→ **Aim of the exercise**: What follows are records. Restate all of them word for word.

● ● ● ● ● ● ●

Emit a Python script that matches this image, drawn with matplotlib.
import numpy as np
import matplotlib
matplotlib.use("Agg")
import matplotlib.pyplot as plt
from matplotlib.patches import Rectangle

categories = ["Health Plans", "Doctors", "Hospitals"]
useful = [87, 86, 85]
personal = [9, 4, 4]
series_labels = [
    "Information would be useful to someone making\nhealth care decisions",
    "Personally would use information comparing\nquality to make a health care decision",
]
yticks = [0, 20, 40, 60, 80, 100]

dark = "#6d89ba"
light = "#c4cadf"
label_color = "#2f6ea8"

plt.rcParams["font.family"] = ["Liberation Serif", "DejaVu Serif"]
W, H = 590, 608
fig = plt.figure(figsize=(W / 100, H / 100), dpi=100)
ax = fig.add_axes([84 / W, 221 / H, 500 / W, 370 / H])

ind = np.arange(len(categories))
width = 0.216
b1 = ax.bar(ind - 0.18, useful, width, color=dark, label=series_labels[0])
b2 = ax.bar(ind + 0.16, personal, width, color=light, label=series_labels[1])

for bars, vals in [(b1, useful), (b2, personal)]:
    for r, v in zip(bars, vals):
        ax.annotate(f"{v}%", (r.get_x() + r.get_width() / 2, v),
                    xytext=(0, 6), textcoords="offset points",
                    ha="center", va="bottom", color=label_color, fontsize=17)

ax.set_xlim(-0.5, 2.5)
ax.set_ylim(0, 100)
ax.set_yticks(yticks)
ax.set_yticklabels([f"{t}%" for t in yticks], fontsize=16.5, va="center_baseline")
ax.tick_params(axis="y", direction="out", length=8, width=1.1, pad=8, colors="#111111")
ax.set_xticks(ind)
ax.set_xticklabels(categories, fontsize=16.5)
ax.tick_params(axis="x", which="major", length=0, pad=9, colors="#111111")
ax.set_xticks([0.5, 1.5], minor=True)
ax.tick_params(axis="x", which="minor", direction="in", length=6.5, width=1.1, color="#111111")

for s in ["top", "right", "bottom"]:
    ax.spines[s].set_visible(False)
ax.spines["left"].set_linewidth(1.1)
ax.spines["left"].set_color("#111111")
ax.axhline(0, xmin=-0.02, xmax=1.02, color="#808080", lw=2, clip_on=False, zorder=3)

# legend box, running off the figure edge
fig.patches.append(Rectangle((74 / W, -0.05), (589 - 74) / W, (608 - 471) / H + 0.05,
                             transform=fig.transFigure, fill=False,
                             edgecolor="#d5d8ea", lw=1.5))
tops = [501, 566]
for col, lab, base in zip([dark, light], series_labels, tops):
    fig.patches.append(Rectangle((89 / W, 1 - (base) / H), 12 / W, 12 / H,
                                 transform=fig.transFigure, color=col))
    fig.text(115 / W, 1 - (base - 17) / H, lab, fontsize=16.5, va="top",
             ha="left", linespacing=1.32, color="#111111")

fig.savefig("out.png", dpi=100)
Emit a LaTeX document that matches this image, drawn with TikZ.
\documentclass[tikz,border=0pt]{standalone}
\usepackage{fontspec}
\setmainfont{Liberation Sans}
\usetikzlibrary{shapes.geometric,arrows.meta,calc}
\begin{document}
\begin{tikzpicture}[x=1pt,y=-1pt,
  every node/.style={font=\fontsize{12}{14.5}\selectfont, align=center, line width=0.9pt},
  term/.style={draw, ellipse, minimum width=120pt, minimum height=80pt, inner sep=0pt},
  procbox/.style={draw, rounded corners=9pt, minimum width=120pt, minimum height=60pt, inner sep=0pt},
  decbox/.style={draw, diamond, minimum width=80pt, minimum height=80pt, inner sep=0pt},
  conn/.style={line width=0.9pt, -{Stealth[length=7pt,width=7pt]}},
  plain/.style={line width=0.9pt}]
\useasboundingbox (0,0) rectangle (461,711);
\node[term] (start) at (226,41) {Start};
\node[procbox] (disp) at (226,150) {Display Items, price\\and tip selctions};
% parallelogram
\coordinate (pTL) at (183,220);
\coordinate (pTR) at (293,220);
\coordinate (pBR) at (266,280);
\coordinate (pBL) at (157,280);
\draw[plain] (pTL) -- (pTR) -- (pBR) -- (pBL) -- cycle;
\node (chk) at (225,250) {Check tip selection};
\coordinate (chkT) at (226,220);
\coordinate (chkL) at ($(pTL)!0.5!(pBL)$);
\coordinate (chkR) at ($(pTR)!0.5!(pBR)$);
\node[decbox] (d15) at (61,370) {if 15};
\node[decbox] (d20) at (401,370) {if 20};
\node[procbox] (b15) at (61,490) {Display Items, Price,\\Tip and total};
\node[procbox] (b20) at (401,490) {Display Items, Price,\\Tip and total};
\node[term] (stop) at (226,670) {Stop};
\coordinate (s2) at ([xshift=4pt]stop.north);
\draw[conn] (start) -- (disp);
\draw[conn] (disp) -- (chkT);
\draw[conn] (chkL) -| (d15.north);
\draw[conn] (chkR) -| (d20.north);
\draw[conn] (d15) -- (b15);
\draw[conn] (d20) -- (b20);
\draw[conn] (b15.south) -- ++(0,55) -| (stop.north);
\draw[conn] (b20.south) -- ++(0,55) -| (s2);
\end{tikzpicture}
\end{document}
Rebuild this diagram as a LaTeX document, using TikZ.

● ● ● ● ● ● ●

→ **Exercise response**:
Emit a Python script that matches this image, drawn with matplotlib.
import numpy as np
import matplotlib
matplotlib.use("Agg")
import matplotlib.pyplot as plt
from matplotlib.patches import Rectangle

categories = ["Health Plans", "Doctors", "Hospitals"]
useful = [87, 86, 85]
personal = [9, 4, 4]
series_labels = [
    "Information would be useful to someone making\nhealth care decisions",
    "Personally would use information comparing\nquality to make a health care decision",
]
yticks = [0, 20, 40, 60, 80, 100]

dark = "#6d89ba"
light = "#c4cadf"
label_color = "#2f6ea8"

plt.rcParams["font.family"] = ["Liberation Serif", "DejaVu Serif"]
W, H = 590, 608
fig = plt.figure(figsize=(W / 100, H / 100), dpi=100)
ax = fig.add_axes([84 / W, 221 / H, 500 / W, 370 / H])

ind = np.arange(len(categories))
width = 0.216
b1 = ax.bar(ind - 0.18, useful, width, color=dark, label=series_labels[0])
b2 = ax.bar(ind + 0.16, personal, width, color=light, label=series_labels[1])

for bars, vals in [(b1, useful), (b2, personal)]:
    for r, v in zip(bars, vals):
        ax.annotate(f"{v}%", (r.get_x() + r.get_width() / 2, v),
                    xytext=(0, 6), textcoords="offset points",
                    ha="center", va="bottom", color=label_color, fontsize=17)

ax.set_xlim(-0.5, 2.5)
ax.set_ylim(0, 100)
ax.set_yticks(yticks)
ax.set_yticklabels([f"{t}%" for t in yticks], fontsize=16.5, va="center_baseline")
ax.tick_params(axis="y", direction="out", length=8, width=1.1, pad=8, colors="#111111")
ax.set_xticks(ind)
ax.set_xticklabels(categories, fontsize=16.5)
ax.tick_params(axis="x", which="major", length=0, pad=9, colors="#111111")
ax.set_xticks([0.5, 1.5], minor=True)
ax.tick_params(axis="x", which="minor", direction="in", length=6.5, width=1.1, color="#111111")

for s in ["top", "right", "bottom"]:
    ax.spines[s].set_visible(False)
ax.spines["left"].set_linewidth(1.1)
ax.spines["left"].set_color("#111111")
ax.axhline(0, xmin=-0.02, xmax=1.02, color="#808080", lw=2, clip_on=False, zorder=3)

# legend box, running off the figure edge
fig.patches.append(Rectangle((74 / W, -0.05), (589 - 74) / W, (608 - 471) / H + 0.05,
                             transform=fig.transFigure, fill=False,
                             edgecolor="#d5d8ea", lw=1.5))
tops = [501, 566]
for col, lab, base in zip([dark, light], series_labels, tops):
    fig.patches.append(Rectangle((89 / W, 1 - (base) / H), 12 / W, 12 / H,
                                 transform=fig.transFigure, color=col))
    fig.text(115 / W, 1 - (base - 17) / H, lab, fontsize=16.5, va="top",
             ha="left", linespacing=1.32, color="#111111")

fig.savefig("out.png", dpi=100)
Emit a LaTeX document that matches this image, drawn with TikZ.
\documentclass[tikz,border=0pt]{standalone}
\usepackage{fontspec}
\setmainfont{Liberation Sans}
\usetikzlibrary{shapes.geometric,arrows.meta,calc}
\begin{document}
\begin{tikzpicture}[x=1pt,y=-1pt,
  every node/.style={font=\fontsize{12}{14.5}\selectfont, align=center, line width=0.9pt},
  term/.style={draw, ellipse, minimum width=120pt, minimum height=80pt, inner sep=0pt},
  procbox/.style={draw, rounded corners=9pt, minimum width=120pt, minimum height=60pt, inner sep=0pt},
  decbox/.style={draw, diamond, minimum width=80pt, minimum height=80pt, inner sep=0pt},
  conn/.style={line width=0.9pt, -{Stealth[length=7pt,width=7pt]}},
  plain/.style={line width=0.9pt}]
\useasboundingbox (0,0) rectangle (461,711);
\node[term] (start) at (226,41) {Start};
\node[procbox] (disp) at (226,150) {Display Items, price\\and tip selctions};
% parallelogram
\coordinate (pTL) at (183,220);
\coordinate (pTR) at (293,220);
\coordinate (pBR) at (266,280);
\coordinate (pBL) at (157,280);
\draw[plain] (pTL) -- (pTR) -- (pBR) -- (pBL) -- cycle;
\node (chk) at (225,250) {Check tip selection};
\coordinate (chkT) at (226,220);
\coordinate (chkL) at ($(pTL)!0.5!(pBL)$);
\coordinate (chkR) at ($(pTR)!0.5!(pBR)$);
\node[decbox] (d15) at (61,370) {if 15};
\node[decbox] (d20) at (401,370) {if 20};
\node[procbox] (b15) at (61,490) {Display Items, Price,\\Tip and total};
\node[procbox] (b20) at (401,490) {Display Items, Price,\\Tip and total};
\node[term] (stop) at (226,670) {Stop};
\coordinate (s2) at ([xshift=4pt]stop.north);
\draw[conn] (start) -- (disp);
\draw[conn] (disp) -- (chkT);
\draw[conn] (chkL) -| (d15.north);
\draw[conn] (chkR) -| (d20.north);
\draw[conn] (d15) -- (b15);
\draw[conn] (d20) -- (b20);
\draw[conn] (b15.south) -- ++(0,55) -| (stop.north);
\draw[conn] (b20.south) -- ++(0,55) -| (s2);
\end{tikzpicture}
\end{document}
Rebuild this diagram as a LaTeX document, using TikZ.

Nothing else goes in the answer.